Malaria Sie ist die wichtigste Tropenkrankheit. 40 Prozent der Weltbevölkerung lebt in Malariagebieten, zu denen tropische und subtropische Regionen aller Kontinente außer Australien zählen. Davon erkrankten laut aktuellem Welt-Malaria- Report im Jahr 2018 etwa 228 Millionen Menschen, wobei rund 93 Prozent der Malariafälle in Afrika erworben wurden (vor allem in Nigeria, Demokratische Republik Kongo, Uganda, Cote d’Ivoire, Mosambik und Niger). Daneben sind Indien und Pakistan die wichtigsten Infektionsländer außerhalb Afrikas.
In Deutschland wurden 2018 etwa 800 Malaria-Erkrankungen bei Reiserückkehrern (fast ausschließlich aus dem tropischen Afrika) erfasst, von denen auch Patienten verstarben. In den letzten Jahren kam es auch vereinzelt zu Malaria-Infektionen bei Personen, die in Südeuropa (z. B. Spanien, Griechenland) leben. Ein Krankheitsfall mit Malaria in einer Region, wo die Tropenkrankheit üblicherweise nicht auftritt, wird in Abgrenzung zu einer importierten Infektion von Reiserückkehrern als autochthone Malaria-Infektion bezeichnet. Gegenwärtig ist aber in Europa keine autochthone Malaria zu beobachten.

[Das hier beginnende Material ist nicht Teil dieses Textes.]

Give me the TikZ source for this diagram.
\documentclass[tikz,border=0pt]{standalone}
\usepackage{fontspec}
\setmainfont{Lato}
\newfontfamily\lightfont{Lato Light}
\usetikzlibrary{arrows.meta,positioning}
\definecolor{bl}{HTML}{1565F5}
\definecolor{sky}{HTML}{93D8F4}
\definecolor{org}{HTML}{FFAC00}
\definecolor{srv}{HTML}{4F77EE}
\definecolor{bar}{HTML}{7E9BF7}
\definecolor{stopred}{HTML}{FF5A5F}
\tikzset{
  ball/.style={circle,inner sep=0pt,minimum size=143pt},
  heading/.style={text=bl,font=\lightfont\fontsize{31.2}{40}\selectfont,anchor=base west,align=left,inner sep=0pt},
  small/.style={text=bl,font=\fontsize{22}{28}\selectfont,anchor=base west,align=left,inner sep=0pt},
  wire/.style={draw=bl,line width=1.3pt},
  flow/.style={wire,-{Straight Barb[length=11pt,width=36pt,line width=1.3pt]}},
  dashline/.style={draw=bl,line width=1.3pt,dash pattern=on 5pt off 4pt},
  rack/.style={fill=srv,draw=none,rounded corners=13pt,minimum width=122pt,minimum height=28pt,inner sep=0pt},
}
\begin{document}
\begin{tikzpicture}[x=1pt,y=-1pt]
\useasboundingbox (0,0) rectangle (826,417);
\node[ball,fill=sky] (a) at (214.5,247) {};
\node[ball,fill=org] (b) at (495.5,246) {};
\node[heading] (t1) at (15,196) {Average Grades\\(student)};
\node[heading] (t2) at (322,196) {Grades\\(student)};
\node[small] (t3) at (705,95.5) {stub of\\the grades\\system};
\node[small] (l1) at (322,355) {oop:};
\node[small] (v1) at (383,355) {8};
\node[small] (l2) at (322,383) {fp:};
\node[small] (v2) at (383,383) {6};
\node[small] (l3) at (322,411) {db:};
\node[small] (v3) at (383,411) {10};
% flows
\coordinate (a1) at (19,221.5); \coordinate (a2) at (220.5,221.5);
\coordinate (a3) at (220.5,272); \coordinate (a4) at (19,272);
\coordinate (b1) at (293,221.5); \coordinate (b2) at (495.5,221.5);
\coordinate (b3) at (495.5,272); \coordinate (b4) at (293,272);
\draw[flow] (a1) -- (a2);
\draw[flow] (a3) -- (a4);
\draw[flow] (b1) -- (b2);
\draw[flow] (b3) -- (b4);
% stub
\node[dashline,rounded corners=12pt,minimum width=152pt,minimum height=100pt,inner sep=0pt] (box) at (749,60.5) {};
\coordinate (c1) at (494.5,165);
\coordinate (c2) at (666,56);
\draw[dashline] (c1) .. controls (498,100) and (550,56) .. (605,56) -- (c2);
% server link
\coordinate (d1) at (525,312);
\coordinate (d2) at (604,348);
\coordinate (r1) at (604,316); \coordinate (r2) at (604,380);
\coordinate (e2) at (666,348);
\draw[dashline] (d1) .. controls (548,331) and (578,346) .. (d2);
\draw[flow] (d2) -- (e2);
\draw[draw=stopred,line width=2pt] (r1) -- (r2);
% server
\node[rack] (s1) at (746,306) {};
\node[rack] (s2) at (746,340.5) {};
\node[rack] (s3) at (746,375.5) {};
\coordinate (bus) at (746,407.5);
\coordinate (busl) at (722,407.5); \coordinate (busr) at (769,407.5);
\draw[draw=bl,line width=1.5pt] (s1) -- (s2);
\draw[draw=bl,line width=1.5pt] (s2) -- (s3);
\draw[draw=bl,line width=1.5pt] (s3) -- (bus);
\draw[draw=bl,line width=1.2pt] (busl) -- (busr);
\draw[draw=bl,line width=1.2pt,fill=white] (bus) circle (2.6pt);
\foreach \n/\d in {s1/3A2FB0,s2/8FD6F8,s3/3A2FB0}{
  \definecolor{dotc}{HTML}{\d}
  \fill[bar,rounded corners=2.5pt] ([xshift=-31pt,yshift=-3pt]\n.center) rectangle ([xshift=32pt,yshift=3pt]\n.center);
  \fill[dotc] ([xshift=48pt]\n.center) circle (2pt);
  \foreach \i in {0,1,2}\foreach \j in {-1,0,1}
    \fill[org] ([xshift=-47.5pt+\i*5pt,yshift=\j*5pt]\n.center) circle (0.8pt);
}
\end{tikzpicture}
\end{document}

Verschiedene Malariaformen Überträger sind weibliche Stechmücken der Gattung Anopheles, die umgangssprachlich unter dem Namen Moskito bekannt sind. Beim Blutsaugen infizieren sie den Menschen als ihren einzig relevanten Wirt mit Protozoen der Gattung Plasmodium (P.). Es existieren verschiedene Plasmodienarten, wobei P. falciparum, P. ovale, P. vivax, P. malariae und in Südostasien P. knowlesi humanpathogen sind. Die verschiedenen Plasmodienarten lösen verschiedene Formen der Malaria aus, die sich durch eine unterschiedliche Symptomatik auszeichnen. Die meisten der Betroffenen (81 Prozent) erkranken an der Malaria tropica (Erreger P. falciparum). Dabei handelt es sich um die gefährlichste Art, die unbehandelt in bis zu 20 Prozent der Fälle zum Tod führen kann.

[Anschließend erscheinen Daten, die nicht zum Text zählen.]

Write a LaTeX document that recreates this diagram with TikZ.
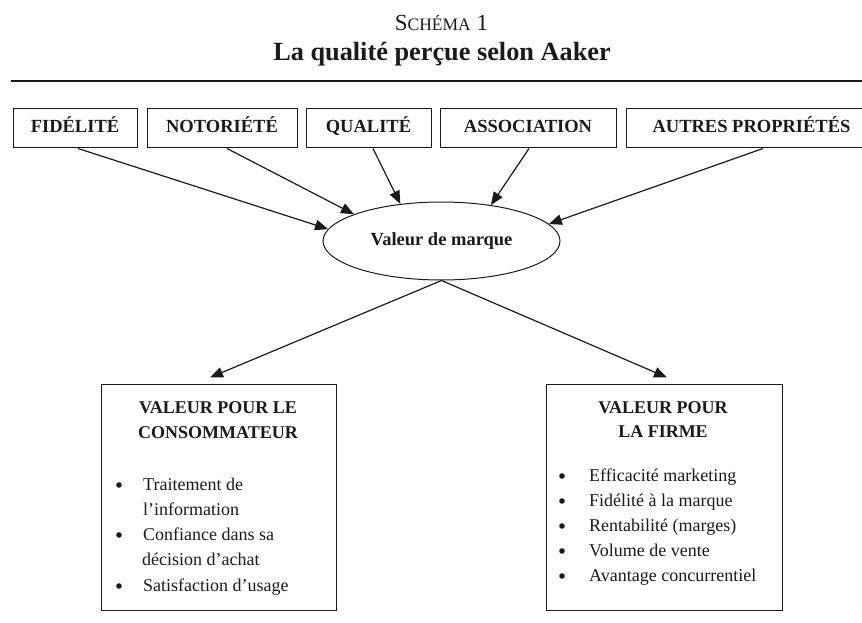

Die Symptome sind vielgestaltig und nicht immer eindeutig einer Malaria zuzuordnen. Häufig kommt es anfangs zu Abgeschlagenheit, Kopf- und Gliederschmerzen, Durchfällen und unregelmäßigen fieberhaften Temperaturen. Wechselfieberverläufe sind nicht zu verzeichnen. Diese sind hingegen typisch für die sehr viel seltenere Malaria tertiana (Erreger P. ovale und P. vivax), die lediglich in sieben Prozent der Fälle registriert wird und nur selten tödlich verläuft. Diese Form ist durch rhythmische Fieberanfälle charakterisiert, die alle 48 Stunden auftreten. Ebenso zeichnet sich die äußerst selten auftretende Malaria quartana (Erreger P. malariae) durch rhythmisches Fieber aus, das aber einem 72-Stunden-Rhythmus unterliegt.